How to Be Gone

By Ashleigh Brilliant   |   March 21, 2019

One of my favorite proverbs says, “God tempers the wind to the shorn lamb.” I take this to mean that, if you’re in an unfortunate position (like the poor lamb who’s just had his protective fleece removed), the chances are that things will now get a little better for you, rather than worse (so the wind won’t be as cold as it could have been.) Modern theorists have their own term for this phenomenon (which can indeed be scientifically proven). They call it “Regression to the Mean.” I prefer the simpler statement of the same principal: THINGS AVERAGE OUT.

Unfortunately, in a broader sense, this does not lead one to a very optimistic outlook. In the language of Physics, the same concept is expressed in the idea of ENTROPY, indicating that the ultimate state of the Universe is, or will be, a bland featureless nothingness, in which everything has finally averaged out.

That prospect is a little too hard to handle as we navigate our lives from day to day. Still, we must face the fact that life too “averages out,” in the sense that we appear to begin and end in the same state. Once we were nowhere. Then we are “here.” Then we are “gone.”

Young people in general don’t worry too much about this – and why should they? For them it’s too much to try to see beyond the “here,” of which they have more than enough to deal with.

But those of us whose “here” is rapidly dwindling find ourselves beset by issues such as “What will become of everything I leave?” “What about the people from whom I’ll be permanently ‘gone’?” “What of the causes and institutions which have been important to me?” – perhaps even, “What should be done with my body when I’m no longer in it?”

For all such matters, there are in general two possible answers:

The first is to prepare what we call a “Will.” This is some witnessed and/or recorded expression, often in the form of a legal instrument, by which the “dead hand” of the departed seeks to influence, control, or bind the living.

The second answer is, in effect, simply not to care – to leave no will, and let those who do care handle it however they wish, after you’re gone. The Law calls this “dying intestate.” One of the most famous examples in history of someone who died intestate was Alexander the Great. When he died in 323 B.C. at the age of 33, he’s said to have been asked to whom he wished to leave his vast empire. His reported answer was “TO THE STRONGEST.” The result was years of fighting amongst his generals.

The succession to Mohammed, who died nearly 1000 years later, in 632 A.D., turned out to be even more complicated and disputed, and indeed has led to the deep divisions among Muslims which persist to this day.

So, if you have a lot to leave, and if you care about what happens to it, any lawyer (or historian) would advise you to make a will.

But why should you care? That is a philosophical question, which I must admit has increasingly been of personal interest to me in recent years – but only because people keep asking me about it. Otherwise, the answer seems obvious, especially if, like me, you have no children or other close connections to provide for, and no belief in any kind of an “after-life.” If life is all there is, what point is there in trying to think outside that box?

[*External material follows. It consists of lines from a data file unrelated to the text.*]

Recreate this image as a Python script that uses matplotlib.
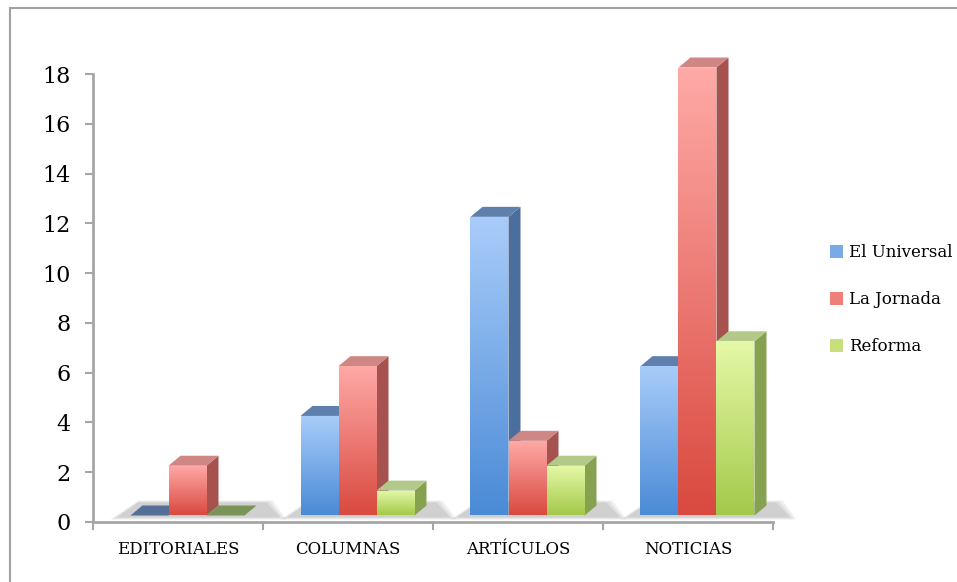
import matplotlib
matplotlib.use("Agg")
import matplotlib.pyplot as plt
import numpy as np
from matplotlib.colors import LinearSegmentedColormap
from matplotlib.patches import Polygon, Rectangle, Patch

categories = ["EDITORIALES", "COLUMNAS", "ARTÍCULOS", "NOTICIAS"]
series = ["El Universal", "La Jornada", "Reforma"]
el_universal = [0, 4, 12, 6]
la_jornada = [2, 6, 3, 18]
reforma = [0, 1, 2, 7]
values = [el_universal, la_jornada, reforma]

# front gradient (top, bottom), side, cap
front_top = ["#a9cdfa", "#ffaaa7", "#e6f9a8"]
front_bot = ["#4a8ad6", "#d9493f", "#a3c94a"]
side_col = ["#4a6f9e", "#a65350", "#86a150"]
cap_col = ["#5f80ad", "#cf8785", "#b2c98a"]
flat_col = ["#556f96", "#a65350", "#7a9458"]
legend_col = ["#7aaae6", "#ee7f79", "#c8e07a"]

plt.rcParams['font.family'] = ['DejaVu Serif']

fig = plt.figure(figsize=(9.57, 5.82), dpi=100)
W, H = 957, 582
ax = fig.add_axes([93 / W, 60 / H, 680 / W, 448 / H])
ax.set_xlim(-0.5, 3.5)
ax.set_ylim(0, 18)

# pixel -> data conversions
px_x = 4.0 / 680
px_y = 18.0 / 448
bw = 38 * px_x
off_x, off_y = 9.5 * px_x, 6.5 * px_y
dep_x, dep_y = 12 * px_x, 10 * px_y

grad = np.linspace(1, 0, 256).reshape(-1, 1)

for i in range(len(categories)):
    left0 = i - 1.5 * bw + off_x
    right0 = left0 + 3 * bw
    # floor shadow
    for a, grow in [(0.10, 6), (0.12, 3), (0.14, 0)]:
        ax.add_patch(Polygon([(left0 - (14 + grow) * px_x, off_y - (2 + grow / 3) * px_y),
                              (right0 + dep_x + (24 + grow) * px_x, off_y - (2 + grow / 3) * px_y),
                              (right0 + dep_x + (10 + grow) * px_x, off_y + dep_y + (3 + grow / 3) * px_y),
                              (left0 + dep_x - 4 * px_x, off_y + dep_y + (3 + grow / 3) * px_y)],
                             closed=True, facecolor="#707070", edgecolor="none", alpha=a,
                             zorder=1, clip_on=False))
    for s in range(len(series)):
        v = values[s][i]
        x0 = left0 + s * bw
        x1 = x0 + bw
        y0 = off_y
        y1 = off_y + v
        z = 2 + s * 0.1 + i
        # side
        ax.add_patch(Polygon([(x1, y0), (x1 + dep_x, y0 + dep_y), (x1 + dep_x, y1 + dep_y), (x1, y1)],
                             closed=True, facecolor=side_col[s], edgecolor="none", zorder=z,
                             clip_on=False))
        # cap
        ax.add_patch(Polygon([(x0, y1), (x0 + dep_x, y1 + dep_y), (x1 + dep_x, y1 + dep_y), (x1, y1)],
                             closed=True, facecolor=cap_col[s] if v > 0 else flat_col[s],
                             edgecolor="none", zorder=z, clip_on=False))
        # front with gradient
        if v > 0:
            cmap = LinearSegmentedColormap.from_list("c%d" % s, [front_bot[s], front_top[s]])
            im = ax.imshow(grad, cmap=cmap, extent=[x0, x1, y0, y1], aspect="auto",
                           zorder=z + 0.05, interpolation="bilinear", vmin=0, vmax=1)
            r = Rectangle((x0, y0), bw, v, transform=ax.transData, facecolor="none",
                          edgecolor="none", clip_on=False)
            ax.add_patch(r)
            im.set_clip_path(r)

ax.set_xlim(-0.5, 3.5)
ax.set_ylim(0, 18)

for sp in ["top", "right"]:
    ax.spines[sp].set_visible(False)
for sp in ["left", "bottom"]:
    ax.spines[sp].set_color("#a6a6a6")
    ax.spines[sp].set_linewidth(2)

ax.set_yticks(range(0, 19, 2))
ax.set_xticks(np.arange(-0.5, 3.6, 1))
ax.set_xticklabels([])
ax.set_xticks(range(len(categories)), minor=True)
ax.set_xticklabels(categories, minor=True, fontsize=12)
ax.tick_params(axis="x", which="minor", length=0, pad=14)
ax.tick_params(axis="x", which="major", length=6, width=1.5, color="#a6a6a6")
ax.tick_params(axis="y", length=6, width=1.5, color="#a6a6a6", labelsize=16, pad=10)

handles = [Patch(facecolor=c, edgecolor="none") for c in legend_col]
fig.legend(handles, series, loc="upper left", bbox_to_anchor=(822 / W, 1 - 236 / H),
           frameon=False, fontsize=12, handlelength=0.75, handleheight=0.75,
           handletextpad=0.35, labelspacing=1.8, borderpad=0)

# outer chart border
fig.add_artist(Rectangle((10 / W, -0.1), 1.2, 1.1 - 8 / H, transform=fig.transFigure,
                         fill=False, edgecolor="#a0a0a0", linewidth=1.5))

fig.savefig("out.png", dpi=100)
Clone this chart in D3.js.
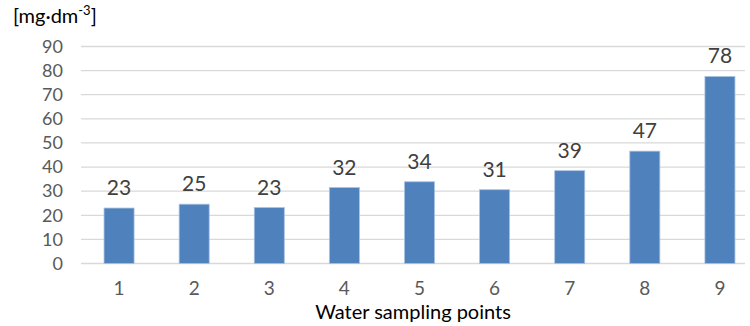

When you die, the world ceases to exist.

Henry David Thoreau apparently had similar feelings. Shortly before he died in 1862, he was asked if he had any sense of what was to come – to which he replied: “ONE WORLD AT A TIME!”

But what about your “legacy”? This word crops up frequently in my discussions with friends. It is also a favorite topic when Presidents are close to the ends of their administrations. It savors of “reputation.” How do you want people to think of you after you are gone? Presidents, of course, have to express themselves presidentially, saying things like, “What matters to me is what people think now, and how I can do the best possible job in the time I have left.”

As for you and me, it seems that, like the shorn lamb, our best hope is for a wind tempered by the Law of Averages.